■ Collected material
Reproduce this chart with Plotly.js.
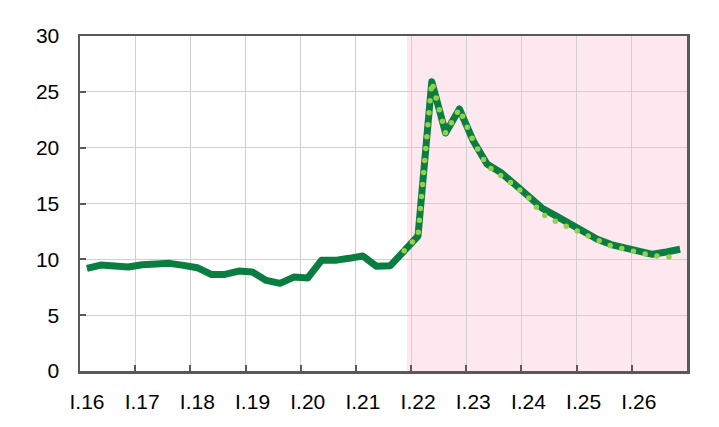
<!DOCTYPE html>
<html>
<head>
<meta charset="utf-8">
<script src="https://cdn.plot.ly/plotly-3.0.1.min.js"></script>
<style>
    html, body { margin: 0; padding: 0; background: #fff; }
    #chart { width: 719px; height: 427px; }
    .js-line { stroke-linejoin: round; }
    /* round caps turn the zero-length dashes into dots */
    .tracefc .js-line { stroke-linecap: round; }
</style>
</head>
<body>
<div id="chart"></div>
<script>
// Quarterly series, I.16 .. IV.26 ---------------------------------------------
const yearLabels = ['I.16', 'I.17', 'I.18', 'I.19', 'I.20', 'I.21', 'I.22', 'I.23', 'I.24', 'I.25', 'I.26'];
const actual = [
    9.19, 9.49, 9.40, 9.31, 9.52, 9.52, 9.64, 9.46, 9.25, 8.65, 8.65, 8.95,
    8.86, 8.11, 7.85, 8.41, 8.32, 9.91, 9.91, 10.09, 10.30, 9.37, 9.43, 10.76,
    12.09, 25.9, 21.31, 23.47, 20.62, 18.53, 17.78, 16.73, 15.68, 14.58, 13.89, 13.14,
    12.45, 11.80, 11.32, 11.01, 10.75, 10.45, 10.66, 10.90,
];
// earlier projection, starts at IV.21
const forecastStart = 23;
const forecast = [
    10.76, 12.09, 25.9, 21.31, 23.47, 20.62, 18.40, 17.55, 16.62, 15.55, 14.04,
    13.38, 12.85, 12.33, 11.77, 11.19, 10.90, 10.63, 10.33, 10.22, 10.22,
];
const shadeFrom = 23.2; // projection period shading

const xActual = actual.map((_, i) => i);
const xForecast = forecast.map((_, i) => i + forecastStart);
const tickPos = yearLabels.map((_, i) => i * 4 - 0.5);

const axisCol = '#595959';
const gridCol = '#d0d0d0';
const font = { family: '"Liberation Sans", Arial, sans-serif', size: 21, color: '#000' };

Plotly.newPlot('chart', [
    {
        type: 'scatter', mode: 'lines', x: xActual, y: actual,
        line: { color: '#0a7d40', width: 7 },
        hoverinfo: 'skip',
    },
    {
        type: 'scatter', mode: 'lines', x: xForecast, y: forecast, uid: 'fc',
        line: { color: '#92d050', width: 5.5, dash: '0px,12px' },
        hoverinfo: 'skip',
    },
], {
    width: 719, height: 427,
    paper_bgcolor: '#fff', plot_bgcolor: '#fff',
    font: font,
    showlegend: false,
    margin: { l: 80, r: 32, t: 36, b: 56 },
    xaxis: {
        range: [-0.5, actual.length - 0.5],
        tickmode: 'array', tickvals: tickPos, ticktext: yearLabels,
        ticks: 'inside', ticklen: 6, tickwidth: 2, tickcolor: axisCol,
        ticklabelshift: 7, ticklabelstandoff: 10,
        showgrid: true, gridcolor: gridCol, gridwidth: 1,
        showline: true, linecolor: axisCol, linewidth: 2.5, mirror: true,
        zeroline: false, tickfont: font,
    },
    yaxis: {
        range: [0, 30], dtick: 5, tick0: 0,
        ticks: 'inside', ticklen: 6, tickwidth: 2, tickcolor: axisCol,
        ticklabelstandoff: 14,
        showgrid: true, gridcolor: gridCol, gridwidth: 1,
        showline: true, linecolor: axisCol, linewidth: 2.5, mirror: true,
        zeroline: false, tickfont: font,
    },
    shapes: [{
        type: 'rect', layer: 'below', xref: 'x', yref: 'paper',
        x0: shadeFrom, x1: actual.length - 0.5, y0: 0, y1: 1,
        fillcolor: '#fde8ef', line: { width: 0 },
    }],
}, { displayModeBar: false, staticPlot: true });
</script>
</body>
</html>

■ Work instructions
Pictures stay out. Print the data exactly, from its first line through the line containing "const tickPos = yearLabels.map((_, i)".

■ Solution for this exercise
Reproduce this chart with Plotly.js.
<!DOCTYPE html>
<html>
<head>
<meta charset="utf-8">
<script src="https://cdn.plot.ly/plotly-3.0.1.min.js"></script>
<style>
    html, body { margin: 0; padding: 0; background: #fff; }
    #chart { width: 719px; height: 427px; }
    .js-line { stroke-linejoin: round; }
    /* round caps turn the zero-length dashes into dots */
    .tracefc .js-line { stroke-linecap: round; }
</style>
</head>
<body>
<div id="chart"></div>
<script>
// Quarterly series, I.16 .. IV.26 ---------------------------------------------
const yearLabels = ['I.16', 'I.17', 'I.18', 'I.19', 'I.20', 'I.21', 'I.22', 'I.23', 'I.24', 'I.25', 'I.26'];
const actual = [
    9.19, 9.49, 9.40, 9.31, 9.52, 9.52, 9.64, 9.46, 9.25, 8.65, 8.65, 8.95,
    8.86, 8.11, 7.85, 8.41, 8.32, 9.91, 9.91, 10.09, 10.30, 9.37, 9.43, 10.76,
    12.09, 25.9, 21.31, 23.47, 20.62, 18.53, 17.78, 16.73, 15.68, 14.58, 13.89, 13.14,
    12.45, 11.80, 11.32, 11.01, 10.75, 10.45, 10.66, 10.90,
];
// earlier projection, starts at IV.21
const forecastStart = 23;
const forecast = [
    10.76, 12.09, 25.9, 21.31, 23.47, 20.62, 18.40, 17.55, 16.62, 15.55, 14.04,
    13.38, 12.85, 12.33, 11.77, 11.19, 10.90, 10.63, 10.33, 10.22, 10.22,
];
const shadeFrom = 23.2; // projection period shading

const xActual = actual.map((_, i) => i);
const xForecast = forecast.map((_, i) => i + forecastStart);
const tickPos = yearLabels.map((_, i) => i * 4 - 0.5);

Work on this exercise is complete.